Jim Halsey: I know that look; You gotta to pee
Grace Andrews: No I don't... Yeah OK, yeah I do
Jim Halsey: Babe, We just left
Grace Andrews: I know, I'm sorry
Jim Halsey: We havent even been 6 blocks
Grace Andrews: But I gotta go!
Jim Halsey: ...OK
Grace Andrews: I'll be fast
John Ryder: Living on the edge of a broken dream. Live to live another day.
[from trailer]
Jim Halsey: JUST STAY THERE!
Buford's Store Clerk: that little philly sure knows her processed food
Jim Halsey: yeah
[from trailer]
Grace Andrews: You should be out there looking for him right now! HE IS GONNA KILL MORE PEOPLE!
Grace Andrews: [after crashing their car trying to warn the family about John Ryder being in their car] How did he find us?
Jim Halsey: Maybe he wasn't looking for us... maybe it was just bad luck.
[Jim throws the 'lucky' penny he found earlier in the movie]
[from trailer]
Grace Andrews: It was pouring rain and he just needed a lift.

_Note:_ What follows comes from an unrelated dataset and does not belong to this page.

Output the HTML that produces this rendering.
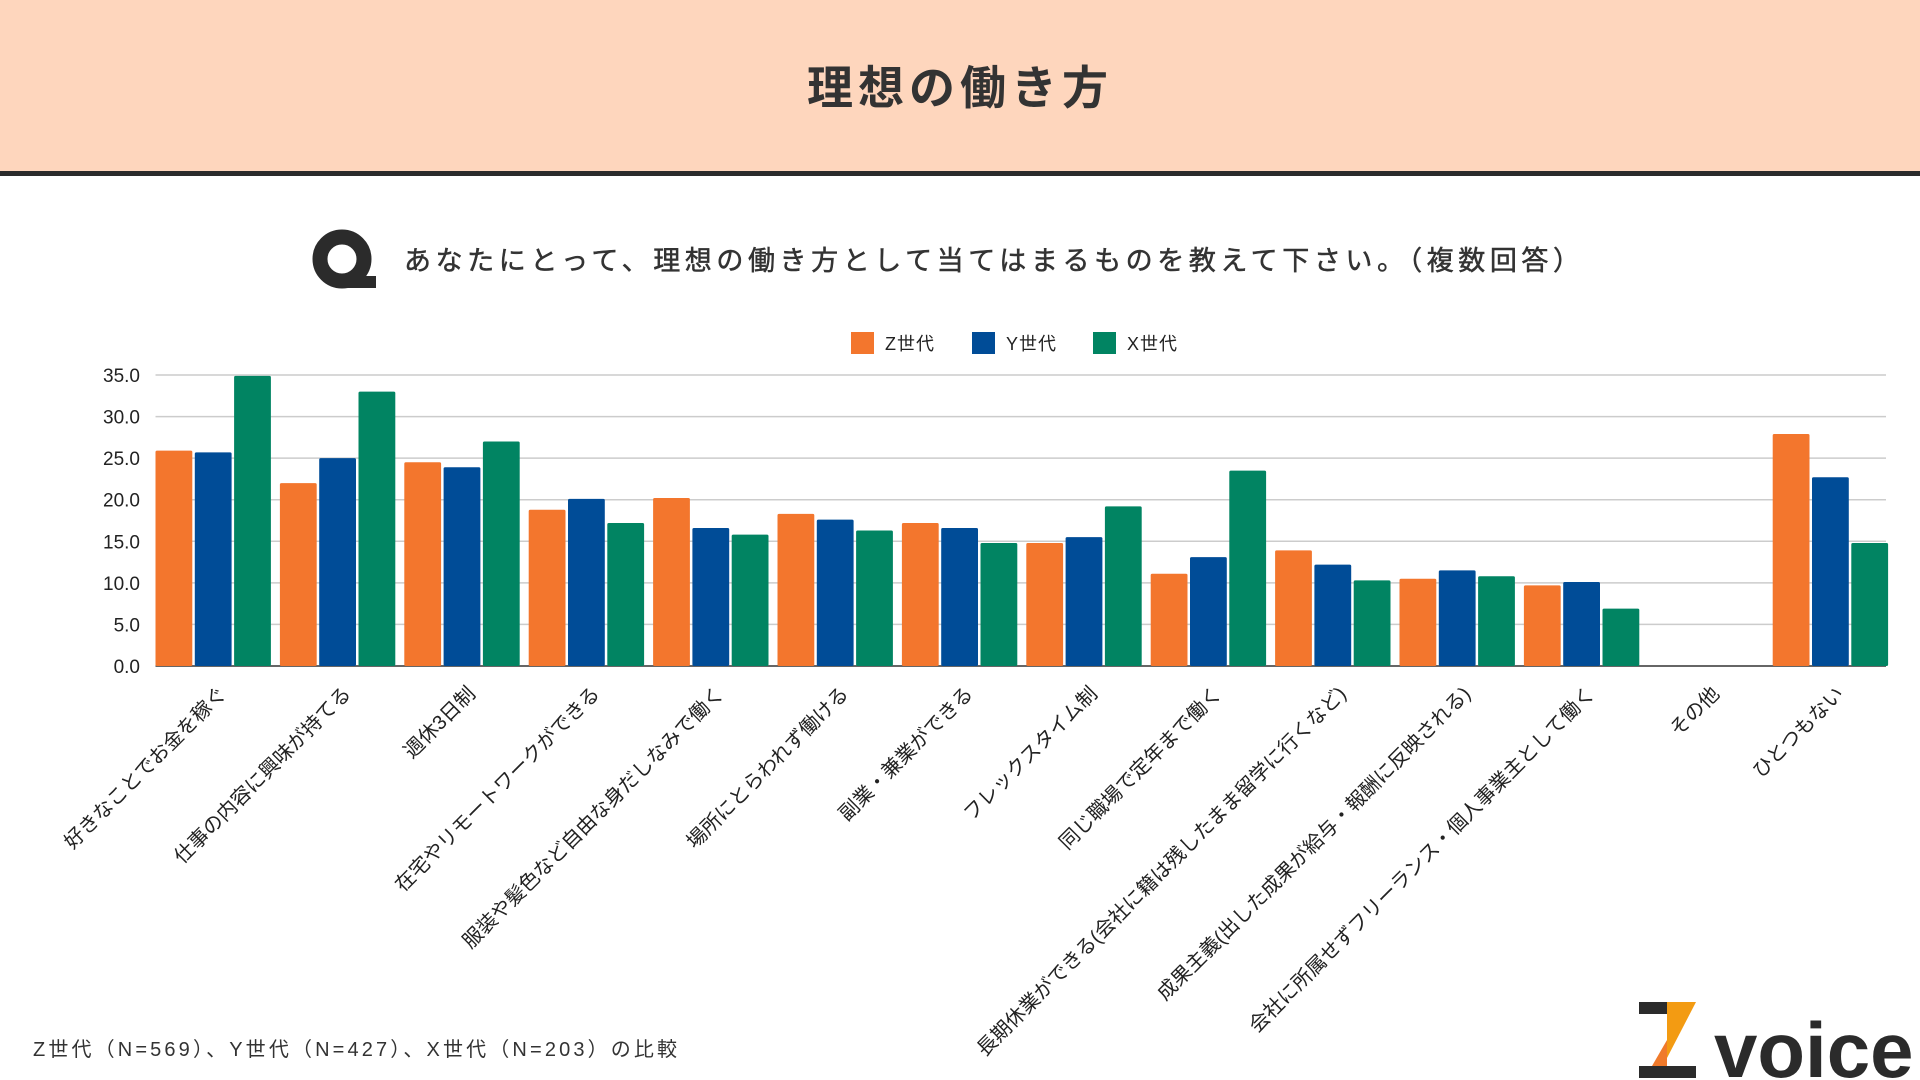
<!DOCTYPE html>
<html><head><meta charset="utf-8"><style>
html,body{margin:0;padding:0;width:1920px;height:1080px;overflow:hidden;background:#fff;font-family:"Liberation Sans","Noto Sans CJK JP",sans-serif;}
svg text{font-family:"Liberation Sans","Noto Sans CJK JP",sans-serif;}
</style></head><body>
<svg id="chart" width="1920" height="1080" viewBox="0 0 1920 1080" xmlns="http://www.w3.org/2000/svg">
<rect x="0" y="0" width="1920" height="172" fill="#fed6bd"/>
<rect x="0" y="171" width="1920" height="5" fill="#2b2b2b"/>
<text x="960" y="104" text-anchor="middle" font-size="46" font-weight="bold" fill="#333" letter-spacing="5">理想の働き方</text>
<g>
<circle cx="342" cy="259" r="22" fill="none" stroke="#2b2b2b" stroke-width="15"/>
<rect x="342" y="276" width="34" height="12" fill="#2b2b2b"/>
</g>
<text x="404" y="270" font-size="27" fill="#333" stroke="#333" stroke-width="0.5" textLength="1176" lengthAdjust="spacing">あなたにとって、理想の働き方として当てはまるものを教えて下さい。（複数回答）</text>
<g id="legend"></g>
<g id="grid"></g>
<g id="bars"></g>
<g id="ylabels"></g>
<g id="xlabels"></g>
<text x="33" y="1056" font-size="20" fill="#333" textLength="644" lengthAdjust="spacing">Z世代（N=569）、Y世代（N=427）、X世代（N=203）の比較</text>
<g>
<rect x="1639" y="1002" width="40" height="12" fill="#2b2b2b"/>
<polygon points="1667,1002 1696,1002 1667,1058" fill="#f39b12"/>
<polygon points="1667,1040 1667,1066 1652,1066" fill="#f07a2b"/>
<rect x="1639" y="1066" width="57" height="12" fill="#2b2b2b"/>
<text x="1714" y="1077" font-size="78" font-weight="bold" fill="#2b2b2b">voice</text>
</g>
</svg>
<script>
const categories=["好きなことでお金を稼ぐ","仕事の内容に興味が持てる","週休3日制","在宅やリモートワークができる","服装や髪色など自由な身だしなみで働く","場所にとらわれず働ける","副業・兼業ができる","フレックスタイム制","同じ職場で定年まで働く","長期休業ができる(会社に籍は残したまま留学に行くなど)","成果主義(出した成果が給与・報酬に反映される)","会社に所属せずフリーランス・個人事業主として働く","その他","ひとつもない"];
const seriesNames=["Z世代","Y世代","X世代"];
const zValues=[25.9,22.0,24.5,18.8,20.2,18.3,17.2,14.8,11.1,13.9,10.5,9.7,0,27.9];
const yValues=[25.7,25.0,23.9,20.1,16.6,17.6,16.6,15.5,13.1,12.2,11.5,10.1,0,22.7];
const xValues=[34.9,33.0,27.0,17.2,15.8,16.3,14.8,19.2,23.5,10.3,10.8,6.9,0,14.8];
const yTicks=[0,5,10,15,20,25,30,35];
const colors=["#f3762d","#004c97","#018462"];
const NS="http://www.w3.org/2000/svg";
const L=155.5,R=1886,Y0=666,Y35=375;
const yS=v=>Y0-(v/35)*(Y0-Y35);
const gw=124.4;
const bw=36.8,gap=2.5;
function mk(t,a,p){const e=document.createElementNS(NS,t);for(const k in a)e.setAttribute(k,a[k]);p.appendChild(e);return e;}
const grid=document.getElementById('grid'),yl=document.getElementById('ylabels');
yTicks.forEach(t=>{
 const ln=mk('line',{x1:L,x2:R,y1:yS(t),y2:yS(t),stroke:t===0?'#666':'#ccc','stroke-width':t===0?2:1.5},grid);
 
 
 const tx=mk('text',{x:140,y:yS(t)+7,'text-anchor':'end','font-size':19,fill:'#222'},yl);
 tx.textContent=t.toFixed(1);
 
 
});
const bars=document.getElementById('bars'),xl=document.getElementById('xlabels');
const all=[zValues,yValues,xValues];
categories.forEach((c,i)=>{
 const gx=L+i*gw;
 all.forEach((vals,s)=>{
  const v=vals[i];if(v<=0)return;
  const r=mk('rect',{x:gx+s*(bw+gap),y:yS(v),width:bw,height:Y0-yS(v),fill:colors[s],rx:1.5},bars);
  
  
 });
 const cx=gx+gw/2+10;
 const tx=mk('text',{x:cx,y:695,'text-anchor':'end','font-size':20,fill:'#222',transform:`rotate(-45 ${cx} 695)`},xl);
 tx.textContent=c;
 
 
});
const lg=document.getElementById('legend');
const lx=[851,972,1093];
seriesNames.forEach((n,s)=>{
 const r=mk('rect',{x:lx[s],y:332,width:23,height:22,fill:colors[s]},lg);
 
 
 const t=mk('text',{x:lx[s]+34,y:350,'font-size':18,fill:'#222','letter-spacing':1},lg);
 t.textContent=n;
 
 
});
</script>
</body></html>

John Ryder: So, how long have you been fucking her?
Jim Halsey: Excuse me?
[last lines]
[after Grace shoots John repeatedly in his bulletproof vest]
John Ryder: Feels good, doesn't it?
Grace Andrews: I don't feel anything.
[Grace shoots John in the head, and walks away]
Jim Halsey: Yeah. Lets go eat.
John Ryder: Feels good, doesn't it?
Grace Andrews: I don't feel a thing.
Trooper Hancock: [talking about Jim] Don't you know who he is?
Nash: You got the wrong man, Lyle.
Trooper Hancock: Like hell we do!
Jim Halsey: [after entering the gas station] Doritos or Cheetos?
Grace Andrews: Cheetos!
Jim Halsey: Ding Dongs or Twinkies?
Grace Andrews: Ding Dongs!
Grace Andrews: [while getting felt up] You're making me horny.
John Ryder: [Surprising Grace] You're making me fucking horny, you cunt!
Grace Andrews: Fuck you!
[Hits Ryder with a lamp]
John Ryder: Bitch!
[from trailer]
Jim Halsey: I DONT WANT TO DIE!
Lieutenant Esteridge: [his last lines] Go fuck yourself!
[Ryder shoots him in the head]
Sergeant Starr: [to Donner] That kid ain't a killer. Any fool can see that.
Nash: Actually we're all from Mars around here, we keep our spaceship out back. So... what planet are you from?
Lieutenant Esteridge: Five Finger Fuck ME
Captain Esteridge: [Alone with Jim in police car] There is something strange going on between the two of you. I don't know what it is. I don't want to know.